To Chief Justice John Roberts, integrity and legitimacy now means pleasing the Left, i.e., upholding any law that expands the power and scope of government.
From William McGurn:
Not once in the 59 pages that constitute Supreme Court Chief Justice John Roberts’s lead opinion in National Federation of Independent Business v. Sebelius does he use the word “integrity.” Even so, in the days since the individual mandate was upheld as a tax, concern for the “integrity” or “legitimacy” or “reputation” of the Roberts Court has become the most accepted explanation for why the chief justice ruled as he did.
Thus Reuters, which tells us that Justice Roberts was “trying to preserve the integrity of the judiciary in polarized Washington.” Or the New York Times, where Tom Friedman lauds the chief justice for “a simple noble leadership impulse at a critical juncture in our history—to preserve the legitimacy of the Supreme Court.” The Washington Post’s Charles Krauthammer agrees with this motivation, speculating that had Justice Roberts “been just an associate justice, and not the chief” he might well have voted otherwise.
If Mr. Krauthammer is correct, it raises a disquieting question. During Justice Roberts’s confirmation hearings back in 2005, he described judges as umpires whose job it is to call balls and strikes as he sees them. The idea that he might have voted otherwise if he were not chief justice suggests that a “strike” was changed to a “ball” because of concerns for how the straight call would be perceived.
Let us stipulate that there’s nothing wrong with a justice who starts out with one opinion but changes his mind as he reviews the facts and arguments. Let us agree too that the reputation of the court is a legitimate concern of any justice. The fundamental difficulty remains: a labored lead opinion that looks like a conclusion struggling for a rationale.
It’s also hard not to notice that people now extolling Justice Roberts for rescuing the court’s integrity are largely the same ones who have been impugning it. That’s especially true of the White House, which had made plain that if the Supreme Court had gone the other way on health care, the Roberts Court would become a major target of Obama’s re-election campaign. The chief justice knows how ugly that might be, having sat through the president’s crass political attack on his court during the 2010 State of the Union address.
As more than one conservative has pointed out, the integrity of liberal justices who reliably line up for whatever outcome is desired by the Democratic Party goes unquestioned. Indeed, the definition of integrity assumes one direction. For example, the one notable occasion when the Supreme Court specifically invoked integrity was back in 1992 (Planned Parenthood v. Casey), when the court used it to justify reaffirming Roe v. Wade’s conclusion—a constitutional right to abortion—while rejecting the reasoning that led to it.
Granted, in that case the court was deferring to a previous judicial power grab and not to the people acting through their elected representatives. Still, Associate Justice Antonin Scalia’s clarifying rebuke is well worth reprising here: “Instead of engaging in the hopeless task of predicting public perception—a job not for lawyers but for political campaign managers—the Justices should do what is legally right.”
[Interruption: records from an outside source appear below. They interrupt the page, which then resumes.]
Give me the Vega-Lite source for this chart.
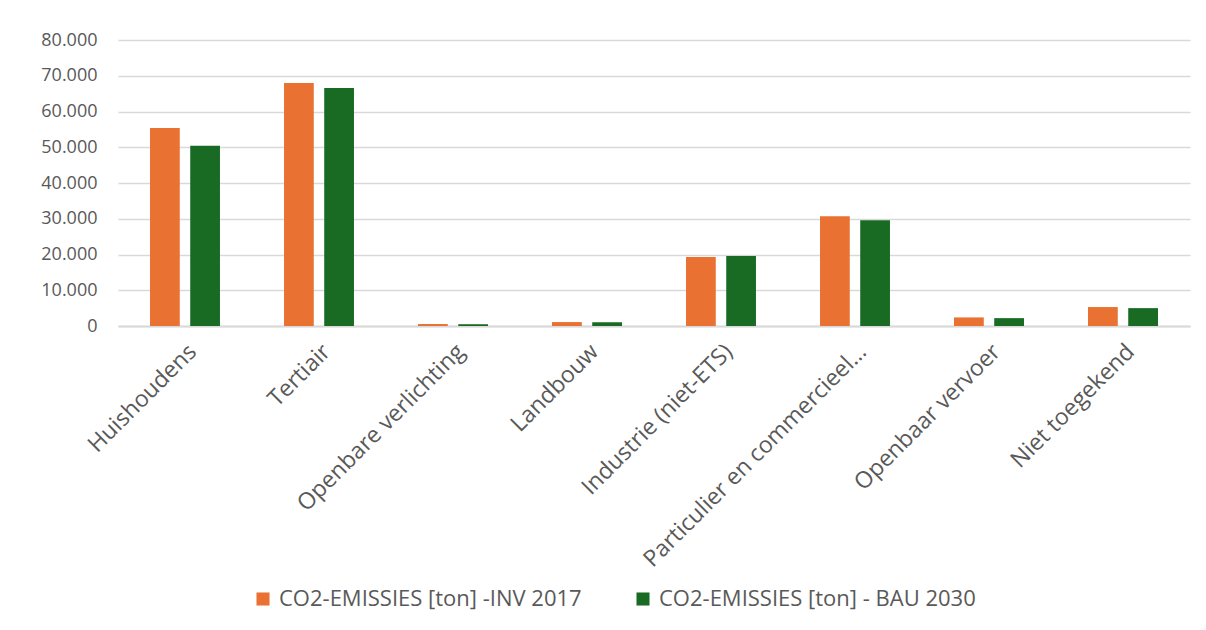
{
  "$schema": "https://vega.github.io/schema/vega-lite/v6.json",
  "width": 1072,
  "height": 286,
  "autosize": {"type": "none"},
  "padding": {"left": 118, "top": 40, "right": 16, "bottom": 304},
  "background": "white",
  "config": {
    "locale": {"number": {"decimal": ",", "thousands": ".", "grouping": [3], "currency": ["€", ""]}},
    "font": "Open Sans",
    "view": {"stroke": null},
    "axis": {"labelColor": "#595959", "labelFont": "Open Sans"}
  },
  "data": {
    "values": [
      {"category": "Huishoudens", "series": "CO2-EMISSIES [ton] -INV 2017", "value": 55400},
      {"category": "Huishoudens", "series": "CO2-EMISSIES [ton] - BAU 2030", "value": 50400},
      {"category": "Tertiair", "series": "CO2-EMISSIES [ton] -INV 2017", "value": 68000},
      {"category": "Tertiair", "series": "CO2-EMISSIES [ton] - BAU 2030", "value": 66600},
      {"category": "Openbare verlichting", "series": "CO2-EMISSIES [ton] -INV 2017", "value": 550},
      {"category": "Openbare verlichting", "series": "CO2-EMISSIES [ton] - BAU 2030", "value": 500},
      {"category": "Landbouw", "series": "CO2-EMISSIES [ton] -INV 2017", "value": 1100},
      {"category": "Landbouw", "series": "CO2-EMISSIES [ton] - BAU 2030", "value": 1050},
      {"category": "Industrie (niet-ETS)", "series": "CO2-EMISSIES [ton] -INV 2017", "value": 19300},
      {"category": "Industrie (niet-ETS)", "series": "CO2-EMISSIES [ton] - BAU 2030", "value": 19600},
      {"category": "Particulier en commercieel vervoer", "series": "CO2-EMISSIES [ton] -INV 2017", "value": 30700},
      {"category": "Particulier en commercieel vervoer", "series": "CO2-EMISSIES [ton] - BAU 2030", "value": 29600},
      {"category": "Openbaar vervoer", "series": "CO2-EMISSIES [ton] -INV 2017", "value": 2400},
      {"category": "Openbaar vervoer", "series": "CO2-EMISSIES [ton] - BAU 2030", "value": 2200},
      {"category": "Niet toegekend", "series": "CO2-EMISSIES [ton] -INV 2017", "value": 5300},
      {"category": "Niet toegekend", "series": "CO2-EMISSIES [ton] - BAU 2030", "value": 5000}
    ]
  },
  "mark": {"type": "bar"},
  "encoding": {
    "x": {
      "field": "category",
      "type": "nominal",
      "sort": null,
      "scale": {"paddingInner": 0.478, "paddingOuter": 0.239},
      "axis": {
        "title": null,
        "labelAngle": -45,
        "labelFontSize": 23,
        "labelLimit": 307,
        "labelPadding": 14,
        "ticks": false,
        "domainColor": "#d9d9d9",
        "domainWidth": 2
      }
    },
    "xOffset": {
      "field": "series",
      "type": "nominal",
      "sort": ["CO2-EMISSIES [ton] -INV 2017", "CO2-EMISSIES [ton] - BAU 2030"],
      "scale": {"paddingInner": 0.26, "paddingOuter": 0}
    },
    "y": {
      "field": "value",
      "type": "quantitative",
      "scale": {"domain": [0, 80000], "nice": false},
      "axis": {
        "title": null,
        "format": ",d",
        "values": [0, 10000, 20000, 30000, 40000, 50000, 60000, 70000, 80000],
        "labelFontSize": 18,
        "domain": false,
        "ticks": false,
        "labelPadding": 21,
        "gridColor": "#d9d9d9",
        "gridWidth": 1.5
      }
    },
    "color": {
      "field": "series",
      "type": "nominal",
      "sort": ["CO2-EMISSIES [ton] -INV 2017", "CO2-EMISSIES [ton] - BAU 2030"],
      "scale": {"range": ["#E97132", "#196B24"]},
      "legend": {
        "title": null,
        "orient": "none",
        "direction": "horizontal",
        "legendX": 134,
        "legendY": 548,
        "symbolType": "square",
        "symbolSize": 170,
        "symbolStrokeWidth": 0,
        "labelFontSize": 22,
        "labelColor": "#595959",
        "labelLimit": 400,
        "columnPadding": 50,
        "labelOffset": 5
      }
    }
  }
}
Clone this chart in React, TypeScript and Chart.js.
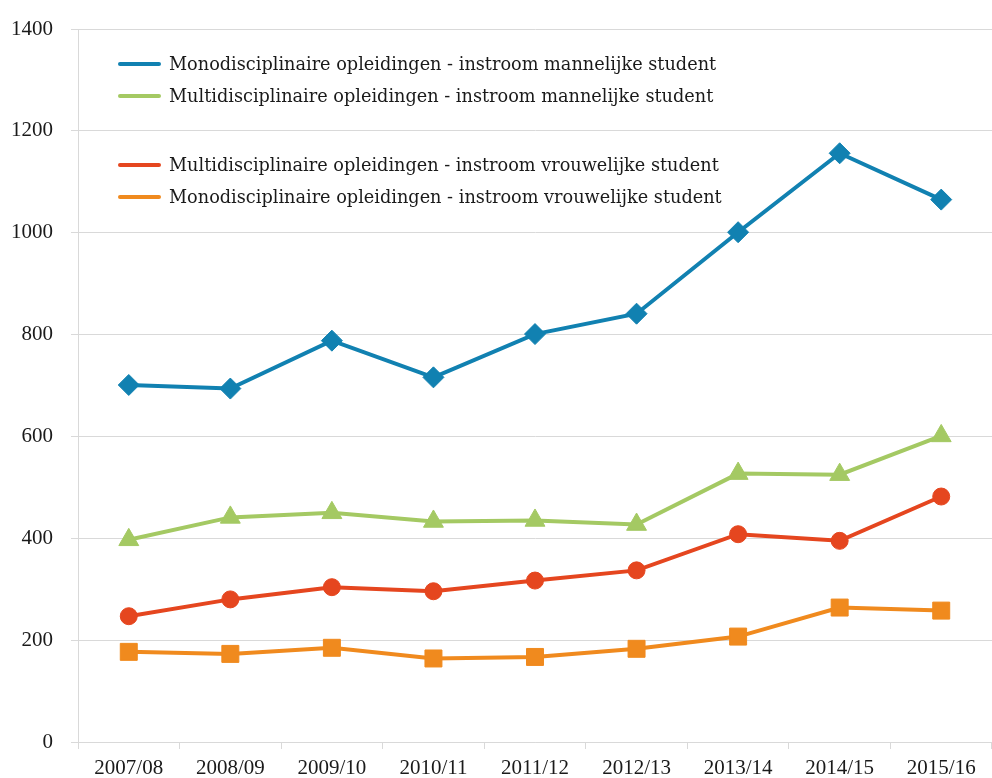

Justice Scalia’s dissent in Casey illuminates a political handicap imposed on conservatives by their own principles. Whereas the liberal belief in a living Constitution allows them to stretch its limits to justify almost any desired outcome, conservatives believe the Constitution imposes real limits. The chief justice’s tax argument rankles because no one else in America is buying it: certainly not the conservative dissenters, who firmly reject it, nor the court liberals, who appear to have winked because it gave them the outcome they wanted.
The day after the ruling came down, this newspaper carried an article that explained Justice Roberts’s decision this way: “By confounding charges that the court is too partisan, the chief justice might have earned sufficient political capital to move to the right during the next term, when the court will likely confront a host of hot-button issues, including affirmative action, gay marriage and the continued vitality of the Voting Rights Act.”
If earning “sufficient political capital” is simply a consequence of his ruling, Justice Roberts cannot be blamed. If it was the aim, however, and it led to his voting as chief justice in a way he would not have voted as an associate justice, he has raised rather than resolved questions about the integrity of the Roberts court.